No speech or financial statement by George Osborne passes without him taking the chance to sharpen the dividing line between his party and Labour on welfare. This afternoon’s address to the Conservative conference, perhaps his last as Chancellor, did not break the trend. In one of two announcements not pre-briefed, he pledged to freeze all working-age benefits (the retired and the disabled will be spared) for two years from April 2016 if the Tories win the next election. 

The move marks the culmination of Osborne’s progressively tougher approach to welfare. He began by shifting the indexation of benefits from RPI to CPI (which rises at a slower rate) in 2010, then he capped benefit increases at 1 per cent from 2013, now he has pledged to freeze payments altogether, an unprecedented act of austerity and a baleful prospect for the working and non-working poor (most of whom are now in the former group). The policy was justified on the basis that since 2007, earnings had risen by 14 per cent, while working age benefits had been uprated by 22.4 per cent. This may appear to be an argument for boosting pay, rather than cutting welfare, but Osborne is pursuing an undisguised race to the bottom. “The fairest way to reduce welfare bills is to make sure that benefits are not rising faster than the wages of the taxpayers who are paying for them,” he declared. By 2017, after a two-year benefit freeze, it is forecast that the gap between earnings and benefits will have been reduced to zero. Osborne’s hope is that those bearing the brunt of the longest fall in living standards since the 1870s will be consoled by the fact that their neighbour, at least, is worse off too. 
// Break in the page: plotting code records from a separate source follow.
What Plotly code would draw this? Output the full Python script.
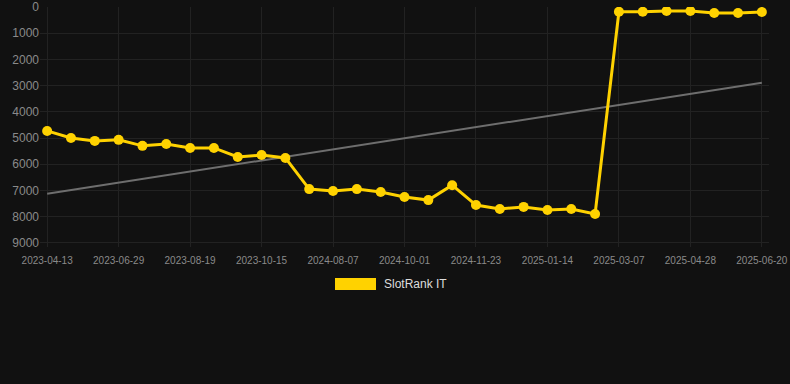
import numpy as np
import plotly.graph_objects as go

dates = [
    "2023-04-13", "2023-05-09", "2023-06-03", "2023-06-29", "2023-07-16", "2023-08-02",
    "2023-08-19", "2023-09-07", "2023-09-26", "2023-10-15", "2023-11-20", "2024-06-28",
    "2024-08-07", "2024-08-25", "2024-09-13", "2024-10-01", "2024-10-19", "2024-11-06",
    "2024-11-23", "2024-12-10", "2024-12-28", "2025-01-14", "2025-01-31", "2025-02-17",
    "2025-03-07", "2025-03-24", "2025-04-11", "2025-04-28", "2025-05-16", "2025-06-03",
    "2025-06-20",
]
rank = [
    4730, 5000, 5110, 5070, 5300, 5230, 5380, 5380, 5725, 5650, 5760,
    6950, 7020, 6950, 7060, 7250, 7370, 6800, 7560, 7710, 7630, 7750, 7710, 7900,
    180, 180, 150, 150, 230, 230, 190,
]
tick_labels = dates[::3]
series_name = "SlotRank IT"

idx = np.arange(len(rank))
slope, intercept = np.polyfit(idx, rank, 1)
trend = slope * idx + intercept

YELLOW = "#FFD200"

fig = go.Figure()
fig.add_trace(go.Scatter(
    x=dates, y=trend, mode="lines",
    line=dict(color="#6e6e6e", width=2), showlegend=False, hoverinfo="skip",
))
fig.add_trace(go.Scatter(
    x=dates, y=rank, mode="lines+markers", name=series_name,
    line=dict(color=YELLOW, width=3),
    marker=dict(color=YELLOW, size=10),
    showlegend=False,
))

# legend drawn as rectangle + text
fig.add_shape(type="rect", xref="paper", yref="paper",
              x0=(335 - 40) / 729, x1=(376 - 40) / 729,
              y0=(247 - 290) / 240, y1=(247 - 278) / 240,
              fillcolor=YELLOW, line=dict(width=0))
fig.add_annotation(xref="paper", yref="paper", x=(382 - 40) / 729, y=(247 - 284) / 240,
                   text=series_name, showarrow=False, xanchor="left", yanchor="middle",
                   font=dict(family="Liberation Sans, Arial", size=12, color="#dddddd"))

fig.update_layout(
    width=790, height=384,
    margin=dict(l=40, r=21, t=7, b=137),
    paper_bgcolor="#111111", plot_bgcolor="#111111",
    font=dict(family="Liberation Sans, Arial", color="#888888"),
    showlegend=False,
)
fig.update_xaxes(
    type="category", range=[-0.3, len(dates) - 0.7],
    tickmode="array", tickvals=tick_labels, ticktext=tick_labels,
    tickfont=dict(size=10, color="#8a8a8a"),
    showgrid=True, gridcolor="#222222", gridwidth=1,
    zeroline=False, showline=False, ticks="", ticklabelstandoff=6,
    automargin=False,
)
fig.update_yaxes(
    range=[9160, 0], tickmode="array", tickvals=list(range(0, 9001, 1000)),
    tickfont=dict(size=12, color="#8a8a8a"),
    showgrid=True, gridcolor="#222222", gridwidth=1,
    zeroline=False, showline=False, ticks="",
    automargin=False,
)

fig.write_html(
    "out.html",
    config={"displayModeBar": False},
    post_script="document.body.style.margin='0';document.body.style.background='#111111';",
)
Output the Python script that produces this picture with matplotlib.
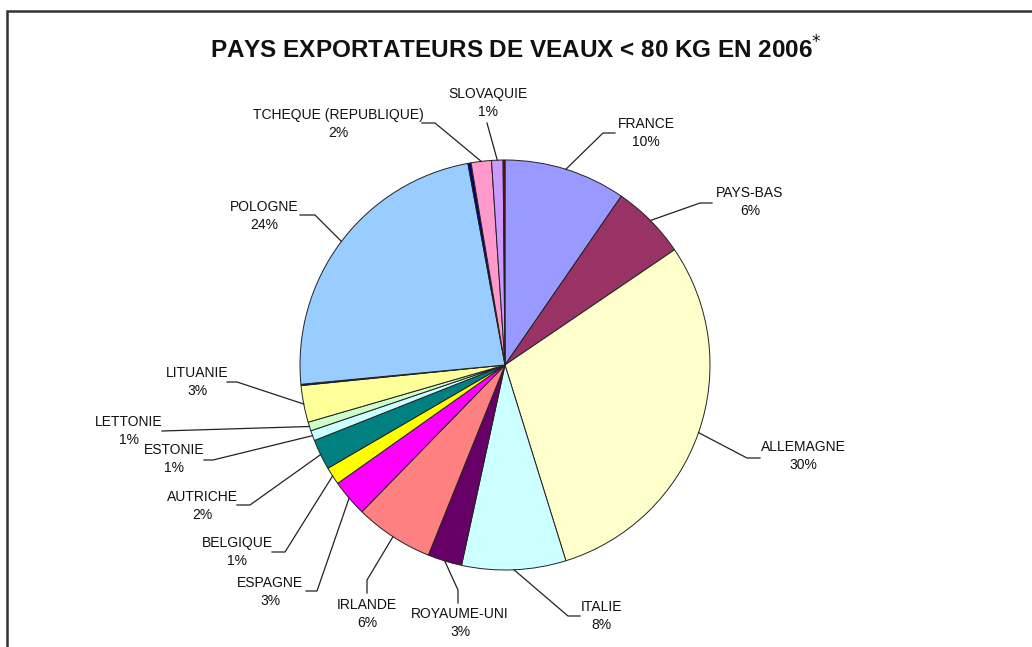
import numpy as np
import matplotlib.pyplot as plt
from matplotlib.patches import Rectangle

plt.rcParams['font.family'] = ['Liberation Sans', 'DejaVu Sans']

# shares of exports (%), clockwise from 12 o'clock
countries = ["FRANCE", "PAYS-BAS", "ALLEMAGNE", "ITALIE", "ROYAUME-UNI", "IRLANDE",
             "ESPAGNE", "BELGIQUE", "AUTRICHE", "ESTONIE", "LETTONIE", "LITUANIE", "",
             "POLOGNE", "", "TCHEQUE (REPUBLIQUE)", "SLOVAQUIE", ""]
shares = [9.6, 5.9, 29.7, 8.2, 2.7, 6.2,
          2.9, 1.4, 2.4, 0.8, 0.7, 2.9, 0.1,
          23.6, 0.25, 1.6, 0.9, 0.15]
colors = ["#9999FF", "#993366", "#FFFFCC", "#CCFFFF", "#660066", "#FF8080",
          "#FF00FF", "#FFFF00", "#008080", "#CCFFFF", "#CCFFCC", "#FFFF99", "#000080",
          "#99CCFF", "#000080", "#FF99CC", "#CC99FF", "#800000"]

# label layout in pixels: text centre, elbow of leader, end of leader
label_pos = {
    "FRANCE": ((646, 133), (603, 133), (615, 133)),
    "PAYS-BAS": ((750, 202), (700, 203), (712, 203)),
    "ALLEMAGNE": ((803, 456), (747, 458), (760, 458)),
    "ITALIE": ((601, 616), (568, 616), (580, 616)),
    "ROYAUME-UNI": ((460, 623), (458, 590), (458, 603)),
    "IRLANDE": ((367, 614), (367, 580), (367, 593)),
    "ESPAGNE": ((270, 592), (317, 591), (306, 591)),
    "BELGIQUE": ((237, 552), (285, 552), (272, 552)),
    "AUTRICHE": ((202, 506), (250, 505), (237, 505)),
    "ESTONIE": ((174, 459), (213, 460), (204, 460)),
    "LETTONIE": ((129, 431), None, (162, 431)),
    "LITUANIE": ((197, 382), (237, 382), (227, 382)),
    "POLOGNE": ((264, 216), (315, 215), (300, 215)),
    "TCHEQUE (REPUBLIQUE)": ((338, 124), (435, 123), (422, 123)),
    "SLOVAQUIE": ((488, 103), None, (487, 123)),
}

W, H = 1032, 647
fig = plt.figure(figsize=(W / 100, H / 100), dpi=100)
ax = fig.add_axes([0, 0, 1, 1])

cx, cy, R = 505, H - 365, 205
wedges, _ = ax.pie(shares, colors=colors, startangle=90, counterclock=False,
                   center=(cx, cy), radius=R,
                   wedgeprops=dict(edgecolor="#222222", linewidth=0.7))
ax.set_xlim(0, W)
ax.set_ylim(0, H)
ax.axis("off")

total = sum(shares)
for w, name, v in zip(wedges, countries, shares):
    if not name:
        continue
    (tx, ty), elbow, end = label_pos[name]
    mid = np.deg2rad((w.theta1 + w.theta2) / 2)
    ex, ey = cx + R * np.cos(mid), cy + R * np.sin(mid)
    xs, ys = [ex], [ey]
    if elbow is not None:
        xs.append(elbow[0]); ys.append(H - elbow[1])
    xs.append(end[0]); ys.append(H - end[1])
    ax.plot(xs, ys, color="#222222", lw=0.9)
    ax.text(tx, H - ty, f"{name}\n{v / total * 100:.0f}%", ha="center", va="center",
            fontsize=10, linespacing=1.35, color="#111111")

ax.text(516, H - 50, "PAYS EXPORTATEURS DE VEAUX < 80 KG EN 2006$^{*}$", ha="center",
        va="center", fontsize=17.5, fontweight="bold", color="#111111")

fig.patches.append(Rectangle((7 / W, -0.1), 1.2, (H - 11) / H + 0.1,
                             transform=fig.transFigure, fill=False,
                             edgecolor="#333333", linewidth=1.8))

fig.savefig("out.png", dpi=100)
His other political aim is to force Labour to say what “tough choices” it would make. In a pre-emptive act of austerity, Ed Balls announced in his speech last week that child benefit increases would be capped at 1 per cent for the first two years of a Labour government. But this move would save just £400m. Osborne’s new squeeze on welfare will save £1.6bn in 2016-17, rising to £3.2bn a year by 2017-18. In the post-speech briefing to journalists, his spokesman made it clear that the move is intended to force Labour to say which taxes it would raise, or which cuts it would make, to bridge the gap. But in a reminder of the parlous state of the public finances (how Osborne must wish that the deficit was shrinking as fast as his waistline), even after four years of austerity, he also conceded that the new welfare measures leave nearly £9bn of the reductions promised by the Chancellor unaccounted for. 
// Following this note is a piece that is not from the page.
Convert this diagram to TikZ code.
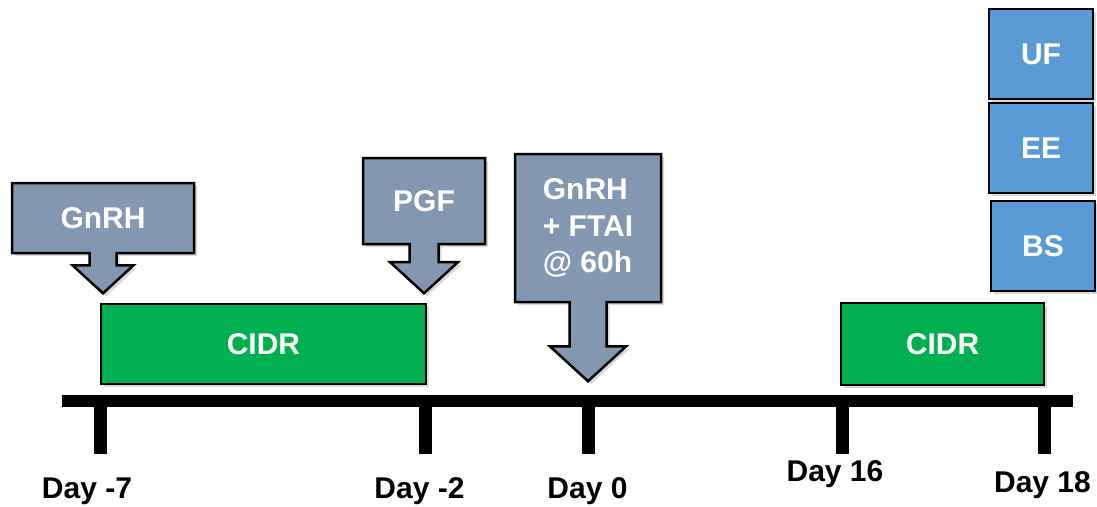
\documentclass[tikz,border=0pt]{standalone}
\usepackage{fontspec}
\setmainfont{Liberation Sans}
\usetikzlibrary{shapes.arrows,shadows}
\definecolor{cidrgreen}{HTML}{00B050}
\definecolor{dosegray}{HTML}{8497B0}
\definecolor{sampleblue}{HTML}{5B9BD5}

\begin{document}
\begin{tikzpicture}[x=1pt,y=-1pt,
    softshadow/.style={drop shadow={shadow xshift=3pt,shadow yshift=-3pt,opacity=.3}},
    txt/.style={text=white,font=\fontsize{30}{36.5}\selectfont\bfseries},
    cidr/.style={rectangle,draw=black,line width=2.5pt,fill=cidrgreen,txt,softshadow,inner sep=0pt},
    dose/.style={arrow box,draw=black,line width=2.5pt,fill=dosegray,txt,softshadow,inner sep=0pt,arrow box tip angle=95},
    samplebox/.style={rectangle,draw=black,line width=2.5pt,fill=sampleblue,txt,softshadow,inner sep=0pt,minimum width=104pt,minimum height=90pt},
    tick/.style={rectangle,fill=black,inner sep=0pt,minimum width=13pt,minimum height=47pt,anchor=north},
    day/.style={font=\fontsize{30}{36}\selectfont\bfseries,inner sep=0pt,anchor=base}]
\useasboundingbox (0,0) rectangle (1097,506);

% time line
\node[fill=black,inner sep=0pt,minimum width=1011pt,minimum height=12pt] (axis) at (567.5,401) {};
\foreach \x/\lx/\ly/\d/\n in {100/87/498/-7/m7, 425.5/419.5/498/-2/m2, 588/587.5/498/0/d0, 842/835/481/16/d16, 1044/1042.5/492/18/d18}
{
    \node[tick] (t\n) at (axis.south -| \x,0) {};
    \node[day] (l\n) at (\lx,\ly) {Day \d};
}

% CIDR inserts
\node[cidr,minimum width=325pt,minimum height=80pt] (cidr1) at (263.5,344) {CIDR};
\node[cidr,minimum width=203pt,minimum height=82pt] (cidr2) at (942.5,344) {CIDR};

% treatments
\node[dose,minimum width=182pt,minimum height=70pt,arrow box arrows={south:39pt from border},
      arrow box shaft width=27pt,arrow box head extend=17pt] (gnrh) at (103,218) {GnRH};
\node[dose,minimum width=122pt,minimum height=86pt,arrow box arrows={south:48pt from border},
      arrow box shaft width=29pt,arrow box head extend=19.5pt] (pgf) at (424,201) {PGF};
\node[dose,align=left,minimum width=146pt,minimum height=148pt,arrow box arrows={south:78pt from border},
      arrow box shaft width=37pt,arrow box head extend=19.5pt] (ftai) at (588,228) {GnRH\\+ FTAI\\@ 60h};

% samples
\node[samplebox] (uf) at (1041,54) {UF};
\node[samplebox] (ee) at (1041,148) {EE};
\node[samplebox] (bs) at (1043,246) {BS};
\end{tikzpicture}
\end{document}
The other new announcement in the speech was a promise of action against multinational corporations that use Machiavellian wheezes to shield their profits from UK taxation. After the squeeze on the poor, the measure is designed to frame Osborne as a “tough” but “fair” figure, determined to honour the mantra that “we’re all in this together”. He said: “So while we offer some of the lowest business taxes in the world, we expect those taxes to be paid – not avoided. Some technology companies go to extraordinary lengths to pay little or no tax here. If you abuse our tax system, you abuse the trust of the British people. And my message to those companies is clear: We will put a stop to it. Low taxes, but low taxes that are paid.”

The policy was quickly christened the “Google Tax”, in tribute to that company’s notoriously aggressive avoidance, a label that Osborne’s adviser was happy to embrace at the briefing, before mischievously adding: “It wouldn’t be for us to name individual companies.” 
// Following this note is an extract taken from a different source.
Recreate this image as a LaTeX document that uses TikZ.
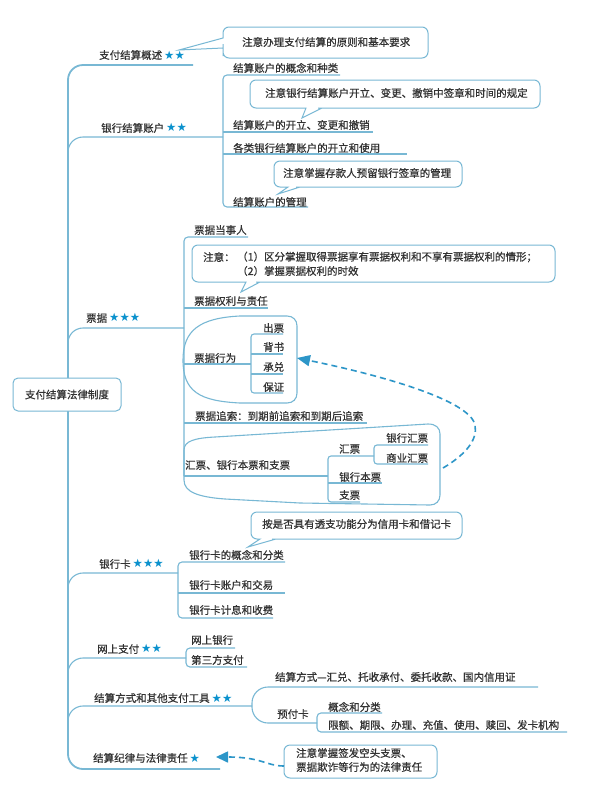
\documentclass[tikz,border=0pt]{standalone}
\usepackage{fontspec}
\usetikzlibrary{arrows.meta}
\newfontfamily\cjk[FakeBold=0.6]{Noto Sans CJK SC}
\newfontfamily\symf{DejaVu Sans}
\definecolor{lineblue}{RGB}{120,184,212}
\definecolor{starblue}{RGB}{10,145,205}
\definecolor{arrowblue}{RGB}{45,150,200}
\definecolor{txtgray}{RGB}{50,50,50}
\newcommand\mystars[1]{\hspace{2pt}{\symf\color{starblue}\fontsize{11.5}{11.5}\selectfont #1}}
\begin{document}
\begin{tikzpicture}[x=1pt,y=-1pt,
  txt/.style={anchor=west,inner sep=0pt,text=txtgray,font={\cjk\fontsize{10.5}{12}\selectfont}},
  ln/.style={draw=lineblue,line width=1.1pt},
  spine/.style={draw=lineblue,line width=1.8pt},
  callout/.style={draw=lineblue,line width=1pt,fill=white},
  dasharrow/.style={draw=arrowblue,line width=1.6pt,dash pattern=on 6pt off 4pt},
  rootbox/.style={draw=lineblue,line width=1pt,rounded corners=5pt,fill=white,
    minimum width=108pt,minimum height=33pt,inner sep=0pt,text=txtgray,
    font={\cjk\fontsize{10.5}{12}\selectfont}}]
\useasboundingbox (0,0) rectangle (607,796);
\fill[white] (0,0) rectangle (607,796);

% ---------- spine and main branches ----------
\draw[spine,rounded corners=15pt] (193,65) -- (68,65) -- (68,769) -- (220,769);
\draw[ln,rounded corners=15pt] (68,180) -- (68,137) -- (223,137);
\draw[ln,rounded corners=15pt] (68,370) -- (68,328) -- (184,328);
\draw[ln,rounded corners=15pt] (68,610) -- (68,573) -- (178,573);
\draw[ln,rounded corners=15pt] (68,690) -- (68,658) -- (186,658);
\draw[ln,rounded corners=15pt] (68,740) -- (68,706) -- (252,706);

\node[rootbox] (root) at (67,394.5) {支付结算法律制度};

% ---------- 支付结算概述 ----------
\node[txt] (n1) at (99,55) {支付结算概述\mystars{★★}};
\draw[callout,rounded corners=6pt] (300,27) -- (428,27) -- (428,58) -- (223,58) -- (223,50)
  [sharp corners] -- (223,48) -- (179,50) -- (223,38) -- (223,36)
  [rounded corners=6pt] -- (223,27) -- cycle;
\node[txt] (c1) at (242,42) {注意办理支付结算的原则和基本要求};

% ---------- 银行结算账户 ----------
\node[txt] (n2) at (101,128) {银行结算账户\mystars{★★}};
\draw[ln,rounded corners=4pt] (340,75) -- (223,75) -- (223,207) -- (308,207);
\draw[ln] (223,132) -- (373,132);
\draw[ln] (223,154) -- (407,154);
\node[txt] (n21) at (233,68) {结算账户的概念和种类};
\draw[callout,rounded corners=6pt] (400,80) -- (540,80) -- (540,108) -- (324,108)
  [sharp corners] -- (322,108) -- (302,118) -- (306,108) -- (304,108)
  [rounded corners=6pt] -- (250,108) -- (250,80) -- cycle;
\node[txt] (c2) at (265,93) {注意银行结算账户开立、变更、撤销中签章和时间的规定};
\node[txt] (n22) at (233,125) {结算账户的开立、变更和撤销};
\node[txt] (n23) at (233,148) {各类银行结算账户的开立和使用};
\draw[callout,rounded corners=6pt] (370,161) -- (462,161) -- (462,187) -- (302,187)
  [sharp corners] -- (300,187) -- (278,194) -- (288,187) -- (286,187)
  [rounded corners=6pt] -- (274,187) -- (274,161) -- cycle;
\node[txt] (c3) at (283,173) {注意掌握存款人预留银行签章的管理};
\node[txt] (n24) at (233,202) {结算账户的管理};

% ---------- 票据 ----------
\node[txt] (n3) at (86,318) {票据\mystars{★★★}};
\draw[ln,rounded corners=4pt] (248,237) -- (184,237) -- (184,476);
\node[txt] (n31) at (194,230) {票据当事人};
\draw[callout,rounded corners=6pt] (400,245) -- (555,245) -- (555,282) -- (262,282)
  [sharp corners] -- (260,282) -- (241,292) -- (246,282) -- (244,282)
  [rounded corners=6pt] -- (192,282) -- (192,245) -- cycle;
\node[txt] (c4a) at (203,257) {注意：};
\node[txt] (c4b) at (237,257) {（1）区分掌握取得票据享有票据权利和不享有票据权利的情形；};
\node[txt] (c4c) at (237,271) {（2）掌握票据权利的时效};
\node[txt] (n32) at (194,301) {票据权利与责任};
\draw[ln] (184,308) -- (268,308);
% group of 票据行为
\draw[ln] (183,360) .. controls (183,330) and (200,318) .. (240,316) -- (287,316)
  .. controls (293,316) and (297,320) .. (297,326) -- (297,393)
  .. controls (297,399) and (293,403) .. (287,403) -- (240,403)
  .. controls (200,401) and (183,392) .. (183,360);
\node[txt] (n33) at (194,358) {票据行为};
\draw[ln] (184,364) -- (251,364);
\draw[ln,rounded corners=3pt] (283,334) -- (251,334) -- (251,393) -- (283,393);
\draw[ln] (251,354) -- (283,354);
\draw[ln] (251,374) -- (283,374);
\node[txt] (b1) at (263,328) {出票};
\node[txt] (b2) at (263,347) {背书};
\node[txt] (b3) at (263,367) {承兑};
\node[txt] (b4) at (263,387) {保证};
\node[txt] (n34) at (195,416) {票据追索：到期前追索和到期后追索};
\draw[ln] (184,423) -- (367,423);
% group of 汇票
\draw[ln] (184,460) -- (184,450) .. controls (184,441) and (195,438) .. (215,437)
  -- (428,424) .. controls (436,424) and (440,428) .. (440,434) -- (440,495)
  .. controls (440,501) and (436,505) .. (430,505) -- (300,503) -- (225,499)
  .. controls (198,497) and (184,492) .. (184,480) -- cycle;
\node[txt] (n35) at (185,465) {汇票、银行本票和支票};
\draw[ln] (184,476) -- (328,476);
\draw[ln,rounded corners=3pt] (374,456) -- (328,456) -- (328,502) -- (360,502);
\draw[ln] (328,483) -- (382,483);
\draw[ln,rounded corners=3pt] (428,445) -- (374,445) -- (374,464) -- (428,464);
\node[txt] (h1) at (339,449) {汇票};
\node[txt] (h11) at (386,438) {银行汇票};
\node[txt] (h12) at (386,458) {商业汇票};
\node[txt] (h2) at (339,477) {银行本票};
\node[txt] (h3) at (339,495) {支票};
\coordinate (a1s) at (443,468);
\coordinate (a1m) at (475,425);
\coordinate (a1e) at (297,358);
\draw[dasharrow,-{Triangle[length=13pt,width=11pt]}] (a1s) .. controls (465,455) and (478,440) .. (a1m)
  .. controls (470,400) and (380,375) .. (a1e);

% ---------- 银行卡 ----------
\draw[callout,rounded corners=6pt] (350,512) -- (462,512) -- (462,539) -- (278,539)
  [sharp corners] -- (276,539) -- (248,547) -- (260,539) -- (258,539)
  [rounded corners=6pt] -- (251,539) -- (251,512) -- cycle;
\node[txt] (c5) at (262,524) {按是否具有透支功能分为信用卡和借记卡};
\node[txt] (n4) at (99,564) {银行卡\mystars{★★★}};
\draw[ln,rounded corners=4pt] (285,562) -- (178,562) -- (178,618) -- (273,618);
\draw[ln] (178,593) -- (285,593);
\node[txt] (n41) at (189,555) {银行卡的概念和分类};
\node[txt] (n42) at (189,585) {银行卡账户和交易};
\node[txt] (n43) at (189,610) {银行卡计息和收费};

% ---------- 网上支付 ----------
\node[txt] (n5) at (97,649) {网上支付\mystars{★★}};
\draw[ln,rounded corners=4pt] (235,648) -- (186,648) -- (186,667) -- (247,667);
\node[txt] (n51) at (191,640) {网上银行};
\node[txt] (n52) at (191,660) {第三方支付};

% ---------- 结算方式和其他支付工具 ----------
\node[txt] (n6) at (94,698) {结算方式和其他支付工具\mystars{★★}};
\draw[ln,rounded corners=16pt] (538,687) -- (252,687) -- (252,723) -- (317,723);
\node[txt] (n61) at (275,677) {结算方式—汇兑、托收承付、委托收款、国内信用证};
\node[txt] (n62) at (277,714) {预付卡};
\draw[ln,rounded corners=4pt] (382,713) -- (317,713) -- (317,732) -- (567,732);
\node[txt] (n621) at (328,707) {概念和分类};
\node[txt] (n622) at (328,725) {限额、期限、办理、充值、使用、赎回、发卡机构};

% ---------- 结算纪律与法律责任 ----------
\node[txt] (n7) at (93,758) {结算纪律与法律责任\mystars{★}};
\draw[callout,rounded corners=6pt] (284,745) rectangle (437,778);
\node[txt] (c6a) at (296,753) {注意掌握签发空头支票、};
\node[txt] (c6b) at (296,767) {票据欺诈等行为的法律责任};
\coordinate (a2s) at (284,766);
\coordinate (a2e) at (216,757);
\draw[dasharrow,-{Triangle[length=12pt,width=11pt]}] (a2s) .. controls (266,766) and (262,757) .. (a2e);
\end{tikzpicture}
\end{document}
But while the Chancellor’s team present his raid on welfare claimants and on tax-shy corporations as emblematic of a balanced approach, it is clearer than ever that the burden of austerity will fall on the poor in the next parliament. “I tell you in all candour,” he said (a conscious echo by the history graduate of Jim Callaghan’s 1976 repudiation of Keynesianism), “that the option of taxing your way out of a deficit no longer exists, if it ever did.” How this squares with the 24 tax rises imposed by Osborne in this parliament is unclear. But by coming close to ruling out any new tax increases after 2015, he is guaranteeing that many of those most able to contribute more to the national effort of deficit reduction will no longer be required to do so.